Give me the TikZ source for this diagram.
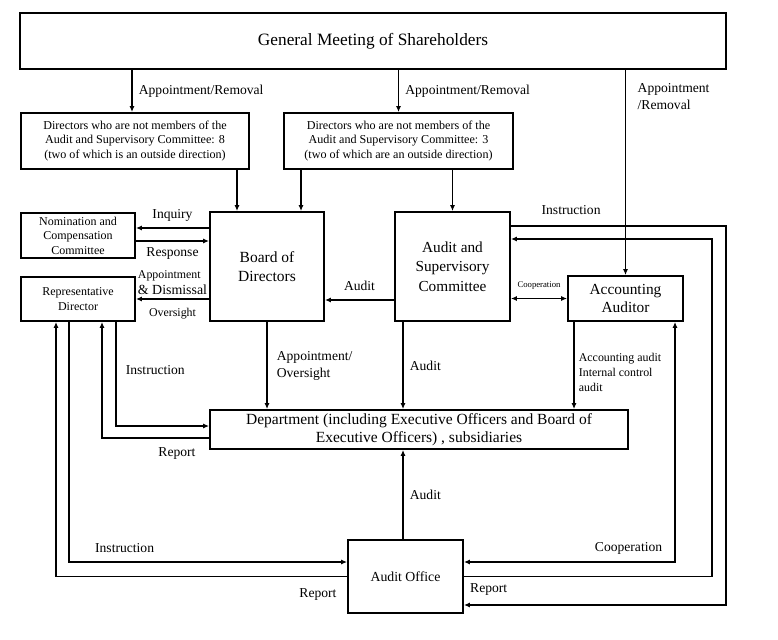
\documentclass[tikz,border=0pt]{standalone}
\usepackage{fontspec}
\setmainfont{Liberation Serif}
\usetikzlibrary{arrows.meta,calc}
\newcommand{\setfs}[2]{\fontsize{#1}{#2}\selectfont}
\begin{document}
\begin{tikzpicture}[x=1pt,y=-1pt,
        box/.style={draw,line width=1.8pt,inner sep=0pt,align=center},
        lbl/.style={inner sep=1pt,font=\setfs{13.6}{17}},
        arr/.style={line width=1.7pt,-{Latex[length=6pt,width=5pt]}},
        arrboth/.style={line width=1.7pt,{Latex[length=6pt,width=5pt]}-{Latex[length=6pt,width=5pt]}}]
                \useasboundingbox (0,0) rectangle (778,639);
                \node[box,minimum width=706pt,minimum height=56pt,font=\setfs{17.3}{20}](gms) at (373,41){General Meeting of Shareholders};
                \node[box,minimum width=228pt,minimum height=56pt,font=\setfs{12.1}{14.5}](dir8) at (135,141){Directors who are not members of the\\Audit and Supervisory Committee: 8\\(two of which is an outside direction)};
                \node[box,minimum width=229pt,minimum height=56pt,font=\setfs{12.1}{14.5}](dir3) at (398.5,141){Directors who are not members of the\\Audit and Supervisory Committee: 3\\(two of which are an outside direction)};
                \node[box,minimum width=114pt,minimum height=109pt,font=\setfs{15.5}{19}](board) at (267,266.5){Board of\\Directors};
                \node[box,minimum width=115pt,minimum height=109pt,font=\setfs{15.3}{19.5}](asc) at (452.5,266.5){Audit and\\Supervisory\\Committee};
                \node[box,minimum width=114pt,minimum height=45pt,font=\setfs{12}{14.5}](nomcomp) at (78,235.5){Nomination and\\Compensation\\Committee};
                \node[box,minimum width=114pt,minimum height=44pt,font=\setfs{12}{15}](repdir) at (78,299){Representative\\Director};
                \node[box,minimum width=115pt,minimum height=45pt,font=\setfs{15.4}{18}](accaud) at (625.5,298.5){Accounting\\Auditor};
                \node[box,minimum width=418pt,minimum height=39pt,font=\setfs{15.5}{18}](dept) at (419,429.5){Department (including Executive Officers and Board of\\Executive Officers) , subsidiaries};
                \node[box,minimum width=115pt,minimum height=73pt,font=\setfs{13.8}{16}](aoffice) at (405.5,576.5){Audit Office};
                \coordinate (t1) at ([xshift=-3pt]dir8.north);
                \coordinate (b1) at ([xshift=-30pt]board.north);
                \coordinate (b2) at ([xshift=34pt]board.north);
                \coordinate (i1) at ([yshift=7.5pt]nomcomp.east);
                \coordinate (i2) at ([yshift=-5.5pt]nomcomp.east);
                \coordinate (a1) at ([yshift=-33.5pt]board.east);
                \coordinate (c1) at ([xshift=-49.5pt]asc.south);
                \coordinate (c2) at ([xshift=-51.5pt]accaud.south);
                \coordinate (c3) at ([xshift=49.5pt]accaud.south);
                \coordinate (rx) at ([xshift=28pt]accaud.east);
                \coordinate (ix) at ([xshift=42pt]accaud.east);
                \coordinate (r1) at ([yshift=27.5pt]asc.east);
                \coordinate (s1) at ([yshift=40.5pt]asc.east);
                \coordinate (e1) at ([yshift=-28.5pt]aoffice.east);
                \coordinate (e2) at ([yshift=14.5pt]aoffice.west);
                \coordinate (e3) at ([yshift=14.5pt]aoffice.east);
                \coordinate (d1) at ([xshift=38pt]repdir.south);
                \coordinate (d2) at ([yshift=3.5pt]dept.west);
                \coordinate (d3) at ([yshift=-8.5pt]dept.west);
                \coordinate (d4) at ([xshift=24pt]repdir.south);
                \coordinate (d5) at ([xshift=-9pt]repdir.south);
                \coordinate (d6) at ([xshift=-22pt]repdir.south);
                \draw[arr](gms.south -| t1) -- node[lbl,right=5pt](lar1){Appointment/Removal} (t1);
                \draw[arr](gms.south -| dir3.north) -- node[lbl,right=5pt](lar2){Appointment/Removal} (dir3.north);
                \draw[arr](gms.south -| accaud.north) -- (accaud.north);
                \node[lbl,align=left,anchor=north west](lar3) at ([xshift=11pt,yshift=-12pt]gms.south -| accaud.north){Appointment\\/Removal};
                \draw[arr](dir8.south -| b1) -- (b1);
                \draw[arr](dir3.south -| b2) -- (b2);
                \draw[arr](dir3.south -| asc.north) -- (asc.north);
                \draw[arr](board.west |- i1) -- node[lbl,above=5pt](linq){Inquiry} (i1);
                \draw[arr](i2) -- node[lbl,below=5pt](lres){Response} (board.west |- i2);
                \draw[arr](board.west |- repdir.east) -- node[lbl,above=3pt,align=left](lapp){{\setfs{11.9}{14}Appointment}\\[-1pt]\setfs{13.9}{16}\& Dismissal} node[lbl,below=7pt,font=\setfs{11.9}{14}](lovs){Oversight} (repdir.east);
                \draw[arr](asc.west |- a1) -- node[lbl,above=8pt](laud1){Audit} (a1);
                \draw[arrboth](asc.east |- accaud.west) -- node[lbl,above=7pt,font=\setfs{8.7}{10}](lcoop1){Cooperation} (accaud.west);
                \draw[arr](board.south) -- node[lbl,right=8pt,align=left](lapo){Appointment/\\Oversight} (board.south |- dept.north);
                \draw[arr](c1) -- node[lbl,right=5pt](laud2){Audit} (c1 |- dept.north);
                \draw[arr](c2) -- node[lbl,right=3pt,pos=0.58,align=left,font=\setfs{11.9}{15}](lacca){Accounting audit\\Internal control\\audit} (c2 |- dept.north);
                \draw[arrboth](c3) |- node[lbl,above=6pt,pos=0.61](lcoop2){Cooperation} (e3);
                \draw[arr](aoffice.east) -- node[lbl,below=5pt,pos=0.1](lrep3){Report} (aoffice.east -| rx) |- (r1);
                \draw[arr](s1) -- node[lbl,above=10pt,pos=0.28](lins1){Instruction} (s1 -| ix) -- (ix |- e1) -- (e1);
                \draw[arr](aoffice.north -| c1) -- node[lbl,right=5pt](laud3){Audit} (dept.south -| c1);
                \draw[arr](d1) |- node[lbl,right=8pt,pos=0.23](lins2){Instruction} (d2);
                \draw[arr](d3) -| node[lbl,below=8pt,pos=0.15](lrep1){Report} (d4);
                \draw[arr](d5) |- node[lbl,above=8pt,pos=0.6](lins3){Instruction} (e2);
                \draw[arr](aoffice.west) -| node[lbl,below=10pt,pos=0.05](lrep2){Report} (d6);
            \end{tikzpicture}
\end{document}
* * * *
EXERCISE DESCRIPTION:
Reproduce all of the data exactly, omitting each picture it holds.

SOLUTION:
Give me the TikZ source for this diagram.
\documentclass[tikz,border=0pt]{standalone}
\usepackage{fontspec}
\setmainfont{Liberation Serif}
\usetikzlibrary{arrows.meta,calc}
\newcommand{\setfs}[2]{\fontsize{#1}{#2}\selectfont}
\begin{document}
\begin{tikzpicture}[x=1pt,y=-1pt,
        box/.style={draw,line width=1.8pt,inner sep=0pt,align=center},
        lbl/.style={inner sep=1pt,font=\setfs{13.6}{17}},
        arr/.style={line width=1.7pt,-{Latex[length=6pt,width=5pt]}},
        arrboth/.style={line width=1.7pt,{Latex[length=6pt,width=5pt]}-{Latex[length=6pt,width=5pt]}}]
                \useasboundingbox (0,0) rectangle (778,639);
                \node[box,minimum width=706pt,minimum height=56pt,font=\setfs{17.3}{20}](gms) at (373,41){General Meeting of Shareholders};
                \node[box,minimum width=228pt,minimum height=56pt,font=\setfs{12.1}{14.5}](dir8) at (135,141){Directors who are not members of the\\Audit and Supervisory Committee: 8\\(two of which is an outside direction)};
                \node[box,minimum width=229pt,minimum height=56pt,font=\setfs{12.1}{14.5}](dir3) at (398.5,141){Directors who are not members of the\\Audit and Supervisory Committee: 3\\(two of which are an outside direction)};
                \node[box,minimum width=114pt,minimum height=109pt,font=\setfs{15.5}{19}](board) at (267,266.5){Board of\\Directors};
                \node[box,minimum width=115pt,minimum height=109pt,font=\setfs{15.3}{19.5}](asc) at (452.5,266.5){Audit and\\Supervisory\\Committee};
                \node[box,minimum width=114pt,minimum height=45pt,font=\setfs{12}{14.5}](nomcomp) at (78,235.5){Nomination and\\Compensation\\Committee};
                \node[box,minimum width=114pt,minimum height=44pt,font=\setfs{12}{15}](repdir) at (78,299){Representative\\Director};
                \node[box,minimum width=115pt,minimum height=45pt,font=\setfs{15.4}{18}](accaud) at (625.5,298.5){Accounting\\Auditor};
                \node[box,minimum width=418pt,minimum height=39pt,font=\setfs{15.5}{18}](dept) at (419,429.5){Department (including Executive Officers and Board of\\Executive Officers) , subsidiaries};
                \node[box,minimum width=115pt,minimum height=73pt,font=\setfs{13.8}{16}](aoffice) at (405.5,576.5){Audit Office};
                \coordinate (t1) at ([xshift=-3pt]dir8.north);
                \coordinate (b1) at ([xshift=-30pt]board.north);
                \coordinate (b2) at ([xshift=34pt]board.north);
                \coordinate (i1) at ([yshift=7.5pt]nomcomp.east);
                \coordinate (i2) at ([yshift=-5.5pt]nomcomp.east);
                \coordinate (a1) at ([yshift=-33.5pt]board.east);
                \coordinate (c1) at ([xshift=-49.5pt]asc.south);
                \coordinate (c2) at ([xshift=-51.5pt]accaud.south);
                \coordinate (c3) at ([xshift=49.5pt]accaud.south);
                \coordinate (rx) at ([xshift=28pt]accaud.east);
                \coordinate (ix) at ([xshift=42pt]accaud.east);
                \coordinate (r1) at ([yshift=27.5pt]asc.east);
                \coordinate (s1) at ([yshift=40.5pt]asc.east);
                \coordinate (e1) at ([yshift=-28.5pt]aoffice.east);
                \coordinate (e2) at ([yshift=14.5pt]aoffice.west);
                \coordinate (e3) at ([yshift=14.5pt]aoffice.east);
                \coordinate (d1) at ([xshift=38pt]repdir.south);
                \coordinate (d2) at ([yshift=3.5pt]dept.west);
                \coordinate (d3) at ([yshift=-8.5pt]dept.west);
                \coordinate (d4) at ([xshift=24pt]repdir.south);
                \coordinate (d5) at ([xshift=-9pt]repdir.south);
                \coordinate (d6) at ([xshift=-22pt]repdir.south);
                \draw[arr](gms.south -| t1) -- node[lbl,right=5pt](lar1){Appointment/Removal} (t1);
                \draw[arr](gms.south -| dir3.north) -- node[lbl,right=5pt](lar2){Appointment/Removal} (dir3.north);
                \draw[arr](gms.south -| accaud.north) -- (accaud.north);
                \node[lbl,align=left,anchor=north west](lar3) at ([xshift=11pt,yshift=-12pt]gms.south -| accaud.north){Appointment\\/Removal};
                \draw[arr](dir8.south -| b1) -- (b1);
                \draw[arr](dir3.south -| b2) -- (b2);
                \draw[arr](dir3.south -| asc.north) -- (asc.north);
                \draw[arr](board.west |- i1) -- node[lbl,above=5pt](linq){Inquiry} (i1);
                \draw[arr](i2) -- node[lbl,below=5pt](lres){Response} (board.west |- i2);
                \draw[arr](board.west |- repdir.east) -- node[lbl,above=3pt,align=left](lapp){{\setfs{11.9}{14}Appointment}\\[-1pt]\setfs{13.9}{16}\& Dismissal} node[lbl,below=7pt,font=\setfs{11.9}{14}](lovs){Oversight} (repdir.east);
                \draw[arr](asc.west |- a1) -- node[lbl,above=8pt](laud1){Audit} (a1);
                \draw[arrboth](asc.east |- accaud.west) -- node[lbl,above=7pt,font=\setfs{8.7}{10}](lcoop1){Cooperation} (accaud.west);
                \draw[arr](board.south) -- node[lbl,right=8pt,align=left](lapo){Appointment/\\Oversight} (board.south |- dept.north);
                \draw[arr](c1) -- node[lbl,right=5pt](laud2){Audit} (c1 |- dept.north);
                \draw[arr](c2) -- node[lbl,right=3pt,pos=0.58,align=left,font=\setfs{11.9}{15}](lacca){Accounting audit\\Internal control\\audit} (c2 |- dept.north);
                \draw[arrboth](c3) |- node[lbl,above=6pt,pos=0.61](lcoop2){Cooperation} (e3);
                \draw[arr](aoffice.east) -- node[lbl,below=5pt,pos=0.1](lrep3){Report} (aoffice.east -| rx) |- (r1);
                \draw[arr](s1) -- node[lbl,above=10pt,pos=0.28](lins1){Instruction} (s1 -| ix) -- (ix |- e1) -- (e1);
                \draw[arr](aoffice.north -| c1) -- node[lbl,right=5pt](laud3){Audit} (dept.south -| c1);
                \draw[arr](d1) |- node[lbl,right=8pt,pos=0.23](lins2){Instruction} (d2);
                \draw[arr](d3) -| node[lbl,below=8pt,pos=0.15](lrep1){Report} (d4);
                \draw[arr](d5) |- node[lbl,above=8pt,pos=0.6](lins3){Instruction} (e2);
                \draw[arr](aoffice.west) -| node[lbl,below=10pt,pos=0.05](lrep2){Report} (d6);
            \end{tikzpicture}
\end{document}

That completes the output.